**Available data**

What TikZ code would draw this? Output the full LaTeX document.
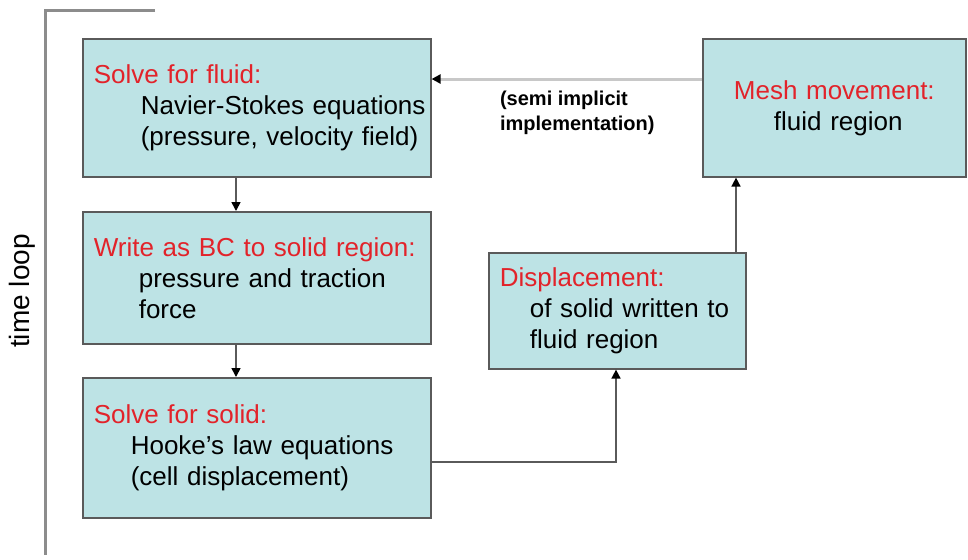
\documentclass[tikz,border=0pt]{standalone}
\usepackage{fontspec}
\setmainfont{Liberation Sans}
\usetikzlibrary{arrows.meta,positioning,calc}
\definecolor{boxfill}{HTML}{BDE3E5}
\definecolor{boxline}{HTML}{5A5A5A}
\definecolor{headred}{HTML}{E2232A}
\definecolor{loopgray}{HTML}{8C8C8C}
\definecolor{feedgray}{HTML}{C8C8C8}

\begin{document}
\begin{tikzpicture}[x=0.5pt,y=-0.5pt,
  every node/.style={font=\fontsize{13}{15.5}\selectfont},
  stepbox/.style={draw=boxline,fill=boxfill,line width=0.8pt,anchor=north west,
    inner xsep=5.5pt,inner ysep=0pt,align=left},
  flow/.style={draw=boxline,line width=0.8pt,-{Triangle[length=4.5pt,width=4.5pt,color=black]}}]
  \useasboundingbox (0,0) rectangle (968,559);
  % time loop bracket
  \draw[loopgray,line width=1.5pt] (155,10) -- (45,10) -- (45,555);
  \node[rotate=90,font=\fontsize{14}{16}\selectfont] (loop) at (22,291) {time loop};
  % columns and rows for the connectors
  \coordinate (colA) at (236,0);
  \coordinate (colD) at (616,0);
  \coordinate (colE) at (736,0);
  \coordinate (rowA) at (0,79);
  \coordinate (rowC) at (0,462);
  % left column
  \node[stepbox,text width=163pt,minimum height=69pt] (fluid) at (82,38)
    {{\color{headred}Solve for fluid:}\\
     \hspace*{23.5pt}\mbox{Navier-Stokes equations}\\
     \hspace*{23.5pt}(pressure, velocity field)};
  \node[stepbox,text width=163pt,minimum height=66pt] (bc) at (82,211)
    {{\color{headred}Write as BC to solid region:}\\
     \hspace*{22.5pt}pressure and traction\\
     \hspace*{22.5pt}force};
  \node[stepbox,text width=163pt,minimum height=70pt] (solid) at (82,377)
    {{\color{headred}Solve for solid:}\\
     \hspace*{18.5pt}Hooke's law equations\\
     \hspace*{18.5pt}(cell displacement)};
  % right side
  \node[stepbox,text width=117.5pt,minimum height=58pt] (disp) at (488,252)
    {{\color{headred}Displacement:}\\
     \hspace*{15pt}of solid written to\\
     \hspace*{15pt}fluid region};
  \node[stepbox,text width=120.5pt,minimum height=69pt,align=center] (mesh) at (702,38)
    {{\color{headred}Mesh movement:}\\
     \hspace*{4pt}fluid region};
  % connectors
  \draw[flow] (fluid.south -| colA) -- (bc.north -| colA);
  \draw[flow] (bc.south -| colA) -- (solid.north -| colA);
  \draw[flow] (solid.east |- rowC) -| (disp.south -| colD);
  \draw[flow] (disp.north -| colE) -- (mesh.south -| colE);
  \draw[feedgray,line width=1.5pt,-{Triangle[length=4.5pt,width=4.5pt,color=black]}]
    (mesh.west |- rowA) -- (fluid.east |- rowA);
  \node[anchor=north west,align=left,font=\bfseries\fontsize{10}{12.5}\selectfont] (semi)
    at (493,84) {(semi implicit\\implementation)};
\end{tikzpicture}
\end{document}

**Given exercise**
Quote every line word for word and keep the images out of the copy.

**Expected answer**
What TikZ code would draw this? Output the full LaTeX document.
\documentclass[tikz,border=0pt]{standalone}
\usepackage{fontspec}
\setmainfont{Liberation Sans}
\usetikzlibrary{arrows.meta,positioning,calc}
\definecolor{boxfill}{HTML}{BDE3E5}
\definecolor{boxline}{HTML}{5A5A5A}
\definecolor{headred}{HTML}{E2232A}
\definecolor{loopgray}{HTML}{8C8C8C}
\definecolor{feedgray}{HTML}{C8C8C8}

\begin{document}
\begin{tikzpicture}[x=0.5pt,y=-0.5pt,
  every node/.style={font=\fontsize{13}{15.5}\selectfont},
  stepbox/.style={draw=boxline,fill=boxfill,line width=0.8pt,anchor=north west,
    inner xsep=5.5pt,inner ysep=0pt,align=left},
  flow/.style={draw=boxline,line width=0.8pt,-{Triangle[length=4.5pt,width=4.5pt,color=black]}}]
  \useasboundingbox (0,0) rectangle (968,559);
  % time loop bracket
  \draw[loopgray,line width=1.5pt] (155,10) -- (45,10) -- (45,555);
  \node[rotate=90,font=\fontsize{14}{16}\selectfont] (loop) at (22,291) {time loop};
  % columns and rows for the connectors
  \coordinate (colA) at (236,0);
  \coordinate (colD) at (616,0);
  \coordinate (colE) at (736,0);
  \coordinate (rowA) at (0,79);
  \coordinate (rowC) at (0,462);
  % left column
  \node[stepbox,text width=163pt,minimum height=69pt] (fluid) at (82,38)
    {{\color{headred}Solve for fluid:}\\
     \hspace*{23.5pt}\mbox{Navier-Stokes equations}\\
     \hspace*{23.5pt}(pressure, velocity field)};
  \node[stepbox,text width=163pt,minimum height=66pt] (bc) at (82,211)
    {{\color{headred}Write as BC to solid region:}\\
     \hspace*{22.5pt}pressure and traction\\
     \hspace*{22.5pt}force};
  \node[stepbox,text width=163pt,minimum height=70pt] (solid) at (82,377)
    {{\color{headred}Solve for solid:}\\
     \hspace*{18.5pt}Hooke's law equations\\
     \hspace*{18.5pt}(cell displacement)};
  % right side
  \node[stepbox,text width=117.5pt,minimum height=58pt] (disp) at (488,252)
    {{\color{headred}Displacement:}\\
     \hspace*{15pt}of solid written to\\
     \hspace*{15pt}fluid region};
  \node[stepbox,text width=120.5pt,minimum height=69pt,align=center] (mesh) at (702,38)
    {{\color{headred}Mesh movement:}\\
     \hspace*{4pt}fluid region};
  % connectors
  \draw[flow] (fluid.south -| colA) -- (bc.north -| colA);
  \draw[flow] (bc.south -| colA) -- (solid.north -| colA);
  \draw[flow] (solid.east |- rowC) -| (disp.south -| colD);
  \draw[flow] (disp.north -| colE) -- (mesh.south -| colE);
  \draw[feedgray,line width=1.5pt,-{Triangle[length=4.5pt,width=4.5pt,color=black]}]
    (mesh.west |- rowA) -- (fluid.east |- rowA);
  \node[anchor=north west,align=left,font=\bfseries\fontsize{10}{12.5}\selectfont] (semi)
    at (493,84) {(semi implicit\\implementation)};
\end{tikzpicture}
\end{document}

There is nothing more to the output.